WHAT IS ASKED: Your copy should hold exactly the lines from the one containing "Recreate this image" to the one containing "140000, 160000, 180000];", inclusive, with no pictures.

┌──

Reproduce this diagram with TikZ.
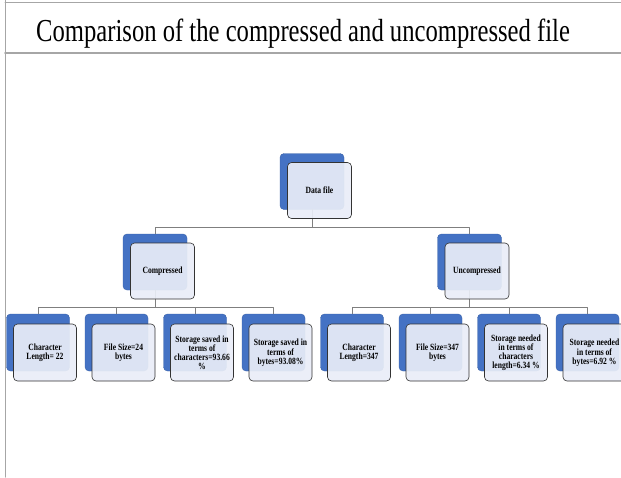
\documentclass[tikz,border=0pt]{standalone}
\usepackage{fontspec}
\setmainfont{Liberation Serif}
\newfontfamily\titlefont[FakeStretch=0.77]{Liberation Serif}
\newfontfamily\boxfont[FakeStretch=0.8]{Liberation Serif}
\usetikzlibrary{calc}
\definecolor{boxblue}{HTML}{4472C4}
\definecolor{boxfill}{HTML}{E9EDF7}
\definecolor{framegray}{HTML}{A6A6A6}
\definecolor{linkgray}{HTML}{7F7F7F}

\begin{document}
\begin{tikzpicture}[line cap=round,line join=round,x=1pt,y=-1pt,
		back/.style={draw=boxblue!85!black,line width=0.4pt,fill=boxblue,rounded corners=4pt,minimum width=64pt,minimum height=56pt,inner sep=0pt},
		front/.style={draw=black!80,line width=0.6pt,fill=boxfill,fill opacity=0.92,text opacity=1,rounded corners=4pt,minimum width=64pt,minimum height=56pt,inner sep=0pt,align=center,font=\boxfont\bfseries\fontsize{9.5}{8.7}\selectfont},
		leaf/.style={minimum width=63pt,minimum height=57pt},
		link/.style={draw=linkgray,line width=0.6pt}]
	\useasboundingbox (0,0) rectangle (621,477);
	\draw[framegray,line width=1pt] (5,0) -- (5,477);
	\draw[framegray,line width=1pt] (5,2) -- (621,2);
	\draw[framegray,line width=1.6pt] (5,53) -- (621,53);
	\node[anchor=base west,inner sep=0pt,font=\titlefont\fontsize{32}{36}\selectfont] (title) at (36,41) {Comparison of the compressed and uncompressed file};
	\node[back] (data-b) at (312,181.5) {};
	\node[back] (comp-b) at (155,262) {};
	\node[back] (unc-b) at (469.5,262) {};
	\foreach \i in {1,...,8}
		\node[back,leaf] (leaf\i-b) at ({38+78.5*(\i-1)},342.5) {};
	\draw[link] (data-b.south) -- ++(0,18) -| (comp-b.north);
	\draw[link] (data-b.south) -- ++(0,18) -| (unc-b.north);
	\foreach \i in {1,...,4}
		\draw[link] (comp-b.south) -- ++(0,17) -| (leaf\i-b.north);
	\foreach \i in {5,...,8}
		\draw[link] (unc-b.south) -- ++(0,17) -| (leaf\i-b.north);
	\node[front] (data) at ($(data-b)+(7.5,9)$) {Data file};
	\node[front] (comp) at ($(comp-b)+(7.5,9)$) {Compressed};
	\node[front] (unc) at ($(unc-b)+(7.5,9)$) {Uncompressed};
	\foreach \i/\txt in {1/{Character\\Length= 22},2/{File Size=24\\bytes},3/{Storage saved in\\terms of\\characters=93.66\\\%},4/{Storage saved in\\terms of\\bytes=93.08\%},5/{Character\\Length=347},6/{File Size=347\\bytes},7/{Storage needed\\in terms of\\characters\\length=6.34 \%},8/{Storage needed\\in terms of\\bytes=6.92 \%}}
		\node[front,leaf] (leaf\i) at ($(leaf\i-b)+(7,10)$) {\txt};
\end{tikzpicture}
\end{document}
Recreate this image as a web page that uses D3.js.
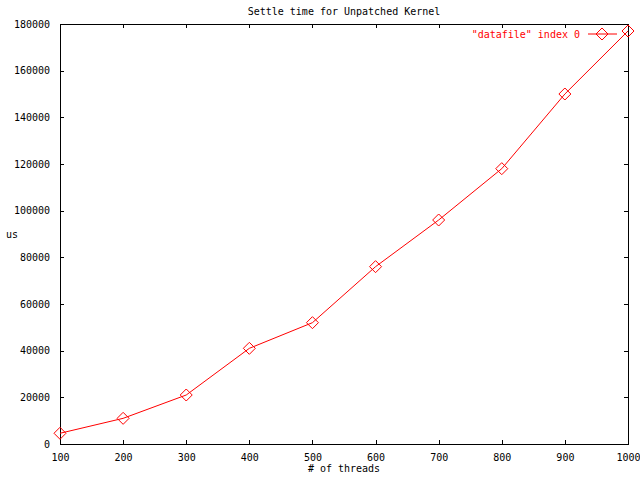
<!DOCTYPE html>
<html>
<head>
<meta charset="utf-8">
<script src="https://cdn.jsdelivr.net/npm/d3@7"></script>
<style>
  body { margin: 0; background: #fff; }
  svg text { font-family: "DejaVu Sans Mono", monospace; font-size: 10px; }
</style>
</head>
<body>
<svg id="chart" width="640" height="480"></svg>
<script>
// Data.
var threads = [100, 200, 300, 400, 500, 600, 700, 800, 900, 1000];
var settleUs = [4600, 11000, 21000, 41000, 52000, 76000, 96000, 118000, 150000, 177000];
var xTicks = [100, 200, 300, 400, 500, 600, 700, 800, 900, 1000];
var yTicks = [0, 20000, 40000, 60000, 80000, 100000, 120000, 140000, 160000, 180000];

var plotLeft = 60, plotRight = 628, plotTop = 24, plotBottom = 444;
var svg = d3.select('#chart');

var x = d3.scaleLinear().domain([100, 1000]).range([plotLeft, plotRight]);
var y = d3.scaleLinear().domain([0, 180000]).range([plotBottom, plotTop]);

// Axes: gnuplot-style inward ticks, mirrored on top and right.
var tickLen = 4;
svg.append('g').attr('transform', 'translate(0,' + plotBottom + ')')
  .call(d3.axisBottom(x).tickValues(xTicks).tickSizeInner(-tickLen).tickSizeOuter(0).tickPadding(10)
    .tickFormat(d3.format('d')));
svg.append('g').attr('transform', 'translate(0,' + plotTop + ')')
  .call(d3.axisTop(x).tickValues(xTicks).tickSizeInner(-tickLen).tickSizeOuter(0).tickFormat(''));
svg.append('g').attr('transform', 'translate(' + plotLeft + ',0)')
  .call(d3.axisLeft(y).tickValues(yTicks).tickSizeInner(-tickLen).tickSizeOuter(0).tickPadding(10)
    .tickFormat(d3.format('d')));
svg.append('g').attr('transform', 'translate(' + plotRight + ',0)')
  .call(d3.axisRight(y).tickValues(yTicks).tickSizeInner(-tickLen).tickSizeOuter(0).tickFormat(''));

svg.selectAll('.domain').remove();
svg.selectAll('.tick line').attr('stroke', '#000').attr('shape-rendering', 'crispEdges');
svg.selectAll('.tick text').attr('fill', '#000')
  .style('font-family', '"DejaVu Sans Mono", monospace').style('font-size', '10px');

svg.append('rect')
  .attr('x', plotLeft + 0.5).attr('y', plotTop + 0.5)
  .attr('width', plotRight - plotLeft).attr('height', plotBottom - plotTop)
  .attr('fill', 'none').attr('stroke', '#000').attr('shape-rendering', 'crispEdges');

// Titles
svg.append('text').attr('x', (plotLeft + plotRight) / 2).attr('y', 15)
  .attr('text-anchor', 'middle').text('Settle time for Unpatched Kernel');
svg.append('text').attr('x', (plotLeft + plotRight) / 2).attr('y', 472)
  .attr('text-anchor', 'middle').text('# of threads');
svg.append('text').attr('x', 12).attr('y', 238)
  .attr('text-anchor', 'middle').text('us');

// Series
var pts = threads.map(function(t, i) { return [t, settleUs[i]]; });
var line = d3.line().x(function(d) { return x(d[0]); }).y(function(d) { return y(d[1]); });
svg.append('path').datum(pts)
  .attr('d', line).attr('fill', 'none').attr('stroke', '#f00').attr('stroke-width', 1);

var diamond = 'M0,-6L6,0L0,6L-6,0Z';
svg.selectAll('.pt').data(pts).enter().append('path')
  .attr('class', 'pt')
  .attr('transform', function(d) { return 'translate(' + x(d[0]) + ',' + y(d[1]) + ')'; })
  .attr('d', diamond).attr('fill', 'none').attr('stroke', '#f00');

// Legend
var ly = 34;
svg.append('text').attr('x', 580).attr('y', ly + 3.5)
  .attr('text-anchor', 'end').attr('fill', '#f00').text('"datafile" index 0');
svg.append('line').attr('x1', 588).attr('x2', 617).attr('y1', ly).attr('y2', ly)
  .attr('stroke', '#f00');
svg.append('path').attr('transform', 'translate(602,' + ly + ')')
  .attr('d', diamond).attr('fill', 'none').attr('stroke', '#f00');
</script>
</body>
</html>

└──
┌──

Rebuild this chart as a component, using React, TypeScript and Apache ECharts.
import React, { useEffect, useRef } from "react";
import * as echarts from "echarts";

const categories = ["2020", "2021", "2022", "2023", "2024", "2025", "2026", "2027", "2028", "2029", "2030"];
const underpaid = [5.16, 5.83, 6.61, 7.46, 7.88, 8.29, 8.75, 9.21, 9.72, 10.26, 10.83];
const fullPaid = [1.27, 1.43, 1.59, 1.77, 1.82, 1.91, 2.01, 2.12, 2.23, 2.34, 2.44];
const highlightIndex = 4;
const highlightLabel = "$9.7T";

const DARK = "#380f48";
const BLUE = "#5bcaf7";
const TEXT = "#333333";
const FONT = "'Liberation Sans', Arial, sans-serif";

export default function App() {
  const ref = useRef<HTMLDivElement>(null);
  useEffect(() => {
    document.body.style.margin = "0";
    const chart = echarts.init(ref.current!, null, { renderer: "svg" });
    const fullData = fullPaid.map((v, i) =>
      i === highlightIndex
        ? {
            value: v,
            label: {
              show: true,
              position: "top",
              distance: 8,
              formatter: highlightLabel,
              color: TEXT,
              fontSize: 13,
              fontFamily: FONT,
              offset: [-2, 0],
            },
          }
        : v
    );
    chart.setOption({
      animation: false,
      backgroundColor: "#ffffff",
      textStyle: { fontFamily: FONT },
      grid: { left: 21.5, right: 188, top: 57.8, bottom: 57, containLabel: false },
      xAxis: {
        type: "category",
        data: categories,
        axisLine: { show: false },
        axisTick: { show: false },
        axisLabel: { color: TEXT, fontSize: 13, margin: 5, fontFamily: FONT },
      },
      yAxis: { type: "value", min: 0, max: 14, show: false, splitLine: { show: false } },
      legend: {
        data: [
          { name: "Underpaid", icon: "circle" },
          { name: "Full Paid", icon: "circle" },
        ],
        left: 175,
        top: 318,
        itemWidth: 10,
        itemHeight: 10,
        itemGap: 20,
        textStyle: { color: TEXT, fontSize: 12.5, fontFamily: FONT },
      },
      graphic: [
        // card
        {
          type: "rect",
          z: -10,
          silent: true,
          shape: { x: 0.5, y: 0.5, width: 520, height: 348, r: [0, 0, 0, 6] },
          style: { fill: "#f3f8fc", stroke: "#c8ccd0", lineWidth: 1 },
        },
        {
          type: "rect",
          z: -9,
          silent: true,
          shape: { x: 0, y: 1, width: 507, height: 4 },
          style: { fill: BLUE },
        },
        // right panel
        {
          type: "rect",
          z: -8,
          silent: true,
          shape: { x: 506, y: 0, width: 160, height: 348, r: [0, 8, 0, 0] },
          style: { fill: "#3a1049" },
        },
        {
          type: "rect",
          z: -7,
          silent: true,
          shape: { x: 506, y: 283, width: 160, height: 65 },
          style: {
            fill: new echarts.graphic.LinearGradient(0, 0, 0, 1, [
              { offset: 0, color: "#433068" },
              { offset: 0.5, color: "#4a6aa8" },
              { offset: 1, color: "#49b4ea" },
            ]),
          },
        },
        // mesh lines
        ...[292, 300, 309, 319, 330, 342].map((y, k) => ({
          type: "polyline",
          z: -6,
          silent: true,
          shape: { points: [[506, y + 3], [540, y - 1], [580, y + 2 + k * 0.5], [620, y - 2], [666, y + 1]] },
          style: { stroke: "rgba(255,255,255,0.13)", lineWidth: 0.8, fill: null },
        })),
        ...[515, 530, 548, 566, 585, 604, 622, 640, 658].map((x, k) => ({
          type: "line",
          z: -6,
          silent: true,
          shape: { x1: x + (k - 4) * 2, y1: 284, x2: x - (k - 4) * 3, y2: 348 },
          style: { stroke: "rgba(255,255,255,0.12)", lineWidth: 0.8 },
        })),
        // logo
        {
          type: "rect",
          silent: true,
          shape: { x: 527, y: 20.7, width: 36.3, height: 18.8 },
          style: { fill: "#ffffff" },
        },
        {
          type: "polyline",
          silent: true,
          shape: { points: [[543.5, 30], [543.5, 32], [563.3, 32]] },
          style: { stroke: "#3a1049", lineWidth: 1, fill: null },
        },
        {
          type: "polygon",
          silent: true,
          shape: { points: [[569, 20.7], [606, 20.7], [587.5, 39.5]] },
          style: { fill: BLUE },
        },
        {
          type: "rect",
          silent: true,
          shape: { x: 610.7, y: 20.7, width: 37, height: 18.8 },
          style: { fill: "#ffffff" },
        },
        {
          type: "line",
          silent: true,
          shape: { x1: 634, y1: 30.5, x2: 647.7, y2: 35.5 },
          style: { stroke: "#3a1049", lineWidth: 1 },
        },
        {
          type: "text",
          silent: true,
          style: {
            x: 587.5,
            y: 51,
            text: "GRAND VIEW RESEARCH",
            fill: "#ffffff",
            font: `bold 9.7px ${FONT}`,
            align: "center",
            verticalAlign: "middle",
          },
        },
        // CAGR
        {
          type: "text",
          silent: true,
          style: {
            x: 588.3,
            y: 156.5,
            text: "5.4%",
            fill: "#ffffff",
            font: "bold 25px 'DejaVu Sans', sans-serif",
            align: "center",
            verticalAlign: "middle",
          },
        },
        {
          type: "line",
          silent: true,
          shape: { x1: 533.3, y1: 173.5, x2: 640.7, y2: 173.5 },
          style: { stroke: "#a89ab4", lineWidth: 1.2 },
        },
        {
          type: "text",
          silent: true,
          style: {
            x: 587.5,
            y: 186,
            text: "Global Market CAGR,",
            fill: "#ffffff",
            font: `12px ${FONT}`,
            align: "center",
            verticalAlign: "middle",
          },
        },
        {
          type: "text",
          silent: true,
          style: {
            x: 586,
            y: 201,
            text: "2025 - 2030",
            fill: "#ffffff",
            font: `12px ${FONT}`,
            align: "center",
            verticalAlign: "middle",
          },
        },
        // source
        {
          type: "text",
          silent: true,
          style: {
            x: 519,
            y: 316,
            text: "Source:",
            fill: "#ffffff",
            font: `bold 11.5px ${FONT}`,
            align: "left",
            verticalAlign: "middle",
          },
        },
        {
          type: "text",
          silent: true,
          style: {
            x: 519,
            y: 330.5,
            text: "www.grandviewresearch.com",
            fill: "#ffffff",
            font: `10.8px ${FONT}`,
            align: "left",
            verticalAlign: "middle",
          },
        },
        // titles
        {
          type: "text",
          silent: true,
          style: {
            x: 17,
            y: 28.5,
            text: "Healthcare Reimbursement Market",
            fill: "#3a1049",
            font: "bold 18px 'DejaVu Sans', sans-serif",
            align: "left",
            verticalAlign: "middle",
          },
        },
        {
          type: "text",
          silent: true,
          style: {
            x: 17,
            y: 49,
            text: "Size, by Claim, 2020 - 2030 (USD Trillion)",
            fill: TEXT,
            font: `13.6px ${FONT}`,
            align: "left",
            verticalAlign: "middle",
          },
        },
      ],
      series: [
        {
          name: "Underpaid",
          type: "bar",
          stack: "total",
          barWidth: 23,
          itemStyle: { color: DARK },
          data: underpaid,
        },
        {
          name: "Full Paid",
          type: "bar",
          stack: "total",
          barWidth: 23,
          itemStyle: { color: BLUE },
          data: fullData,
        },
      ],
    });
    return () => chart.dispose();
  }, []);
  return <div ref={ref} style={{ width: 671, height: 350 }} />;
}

└──
┌──

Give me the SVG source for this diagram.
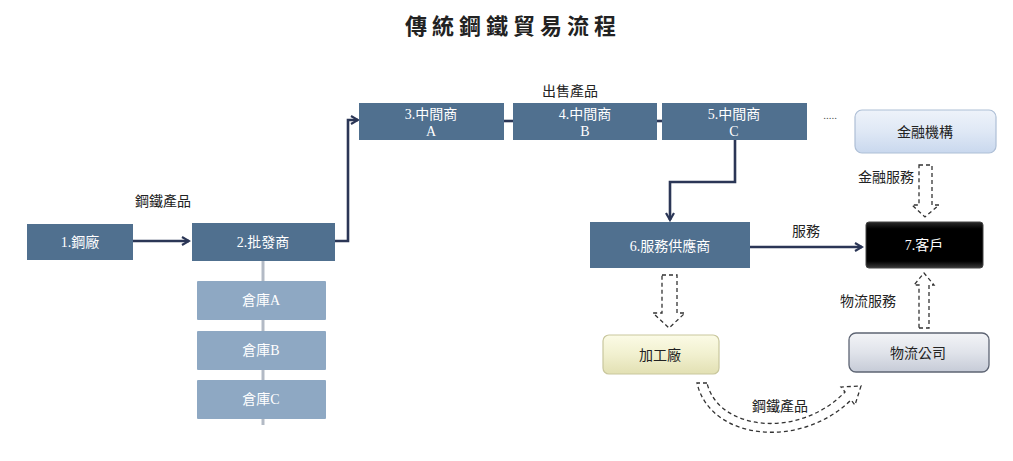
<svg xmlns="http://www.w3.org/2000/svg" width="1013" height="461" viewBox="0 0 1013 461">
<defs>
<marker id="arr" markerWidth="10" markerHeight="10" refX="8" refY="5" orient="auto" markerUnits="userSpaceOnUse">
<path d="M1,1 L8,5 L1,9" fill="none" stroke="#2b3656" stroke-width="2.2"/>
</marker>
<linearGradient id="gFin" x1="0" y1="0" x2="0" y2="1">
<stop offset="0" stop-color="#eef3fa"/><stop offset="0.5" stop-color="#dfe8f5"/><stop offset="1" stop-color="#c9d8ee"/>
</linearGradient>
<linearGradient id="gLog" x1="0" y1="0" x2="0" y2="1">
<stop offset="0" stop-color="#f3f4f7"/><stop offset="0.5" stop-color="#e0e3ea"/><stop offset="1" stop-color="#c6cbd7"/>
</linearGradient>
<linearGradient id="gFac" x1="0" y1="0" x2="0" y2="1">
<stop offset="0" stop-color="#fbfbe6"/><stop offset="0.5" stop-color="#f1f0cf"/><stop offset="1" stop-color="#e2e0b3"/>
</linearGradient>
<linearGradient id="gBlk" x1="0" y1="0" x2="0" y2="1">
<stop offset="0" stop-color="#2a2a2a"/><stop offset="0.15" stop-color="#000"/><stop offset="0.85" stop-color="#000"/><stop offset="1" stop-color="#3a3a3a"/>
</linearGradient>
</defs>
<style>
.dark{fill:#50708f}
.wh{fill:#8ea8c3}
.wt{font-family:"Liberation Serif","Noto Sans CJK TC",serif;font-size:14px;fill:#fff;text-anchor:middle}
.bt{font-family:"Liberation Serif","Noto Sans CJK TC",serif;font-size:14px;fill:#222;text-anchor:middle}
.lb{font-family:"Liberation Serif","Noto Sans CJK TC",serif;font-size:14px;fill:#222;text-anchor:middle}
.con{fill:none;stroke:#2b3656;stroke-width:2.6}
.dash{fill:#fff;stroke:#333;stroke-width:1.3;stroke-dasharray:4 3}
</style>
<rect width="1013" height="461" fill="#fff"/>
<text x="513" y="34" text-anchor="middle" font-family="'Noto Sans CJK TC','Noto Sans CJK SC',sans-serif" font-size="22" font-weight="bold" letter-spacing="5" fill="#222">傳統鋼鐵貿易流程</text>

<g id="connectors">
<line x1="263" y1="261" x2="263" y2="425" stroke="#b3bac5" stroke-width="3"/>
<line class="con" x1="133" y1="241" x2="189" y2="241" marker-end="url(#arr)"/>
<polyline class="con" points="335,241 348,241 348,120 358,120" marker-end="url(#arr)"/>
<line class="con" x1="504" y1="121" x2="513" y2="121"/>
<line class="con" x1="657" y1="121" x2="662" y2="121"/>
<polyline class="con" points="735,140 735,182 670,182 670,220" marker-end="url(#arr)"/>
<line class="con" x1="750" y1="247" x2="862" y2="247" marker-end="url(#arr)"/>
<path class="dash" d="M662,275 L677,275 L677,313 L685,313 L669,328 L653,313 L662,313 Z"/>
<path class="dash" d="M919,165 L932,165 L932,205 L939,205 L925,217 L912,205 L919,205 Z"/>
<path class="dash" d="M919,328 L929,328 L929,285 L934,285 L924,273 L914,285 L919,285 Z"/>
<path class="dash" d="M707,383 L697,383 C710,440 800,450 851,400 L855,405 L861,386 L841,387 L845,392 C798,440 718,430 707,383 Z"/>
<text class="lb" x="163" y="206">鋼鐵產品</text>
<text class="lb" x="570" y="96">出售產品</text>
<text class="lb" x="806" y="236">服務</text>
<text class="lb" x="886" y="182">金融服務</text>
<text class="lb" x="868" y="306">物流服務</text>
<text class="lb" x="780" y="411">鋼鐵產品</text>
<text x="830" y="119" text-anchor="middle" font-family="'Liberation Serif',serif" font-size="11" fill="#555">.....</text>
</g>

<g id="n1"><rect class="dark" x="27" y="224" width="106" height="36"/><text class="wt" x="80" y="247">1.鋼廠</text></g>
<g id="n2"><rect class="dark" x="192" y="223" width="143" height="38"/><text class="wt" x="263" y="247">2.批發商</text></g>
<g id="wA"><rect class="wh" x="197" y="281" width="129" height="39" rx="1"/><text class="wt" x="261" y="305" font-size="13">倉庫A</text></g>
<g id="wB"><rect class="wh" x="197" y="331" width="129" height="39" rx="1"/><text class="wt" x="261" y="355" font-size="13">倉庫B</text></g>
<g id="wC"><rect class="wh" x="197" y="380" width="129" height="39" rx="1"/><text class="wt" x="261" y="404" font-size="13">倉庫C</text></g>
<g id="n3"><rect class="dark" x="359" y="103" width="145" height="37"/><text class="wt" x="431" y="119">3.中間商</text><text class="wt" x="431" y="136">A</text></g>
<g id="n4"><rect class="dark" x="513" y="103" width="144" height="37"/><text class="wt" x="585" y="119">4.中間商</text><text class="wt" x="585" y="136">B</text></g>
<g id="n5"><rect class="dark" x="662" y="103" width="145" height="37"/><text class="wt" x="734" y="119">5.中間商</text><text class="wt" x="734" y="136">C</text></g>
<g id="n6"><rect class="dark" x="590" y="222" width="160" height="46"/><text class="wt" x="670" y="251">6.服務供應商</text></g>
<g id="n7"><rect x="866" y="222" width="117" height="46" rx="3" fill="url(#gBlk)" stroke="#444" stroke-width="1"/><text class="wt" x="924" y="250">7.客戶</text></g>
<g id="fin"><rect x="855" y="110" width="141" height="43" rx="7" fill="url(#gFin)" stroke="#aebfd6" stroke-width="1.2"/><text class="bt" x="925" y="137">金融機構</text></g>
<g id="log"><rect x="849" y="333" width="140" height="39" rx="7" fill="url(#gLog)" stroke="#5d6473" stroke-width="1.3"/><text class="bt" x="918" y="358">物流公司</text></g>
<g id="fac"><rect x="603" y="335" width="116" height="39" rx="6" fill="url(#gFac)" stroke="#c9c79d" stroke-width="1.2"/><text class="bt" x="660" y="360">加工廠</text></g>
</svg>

└──

IN RESPONSE:
Recreate this image as a web page that uses D3.js.
<!DOCTYPE html>
<html>
<head>
<meta charset="utf-8">
<script src="https://cdn.jsdelivr.net/npm/d3@7"></script>
<style>
  body { margin: 0; background: #fff; }
  svg text { font-family: "DejaVu Sans Mono", monospace; font-size: 10px; }
</style>
</head>
<body>
<svg id="chart" width="640" height="480"></svg>
<script>
// Data.
var threads = [100, 200, 300, 400, 500, 600, 700, 800, 900, 1000];
var settleUs = [4600, 11000, 21000, 41000, 52000, 76000, 96000, 118000, 150000, 177000];
var xTicks = [100, 200, 300, 400, 500, 600, 700, 800, 900, 1000];
var yTicks = [0, 20000, 40000, 60000, 80000, 100000, 120000, 140000, 160000, 180000];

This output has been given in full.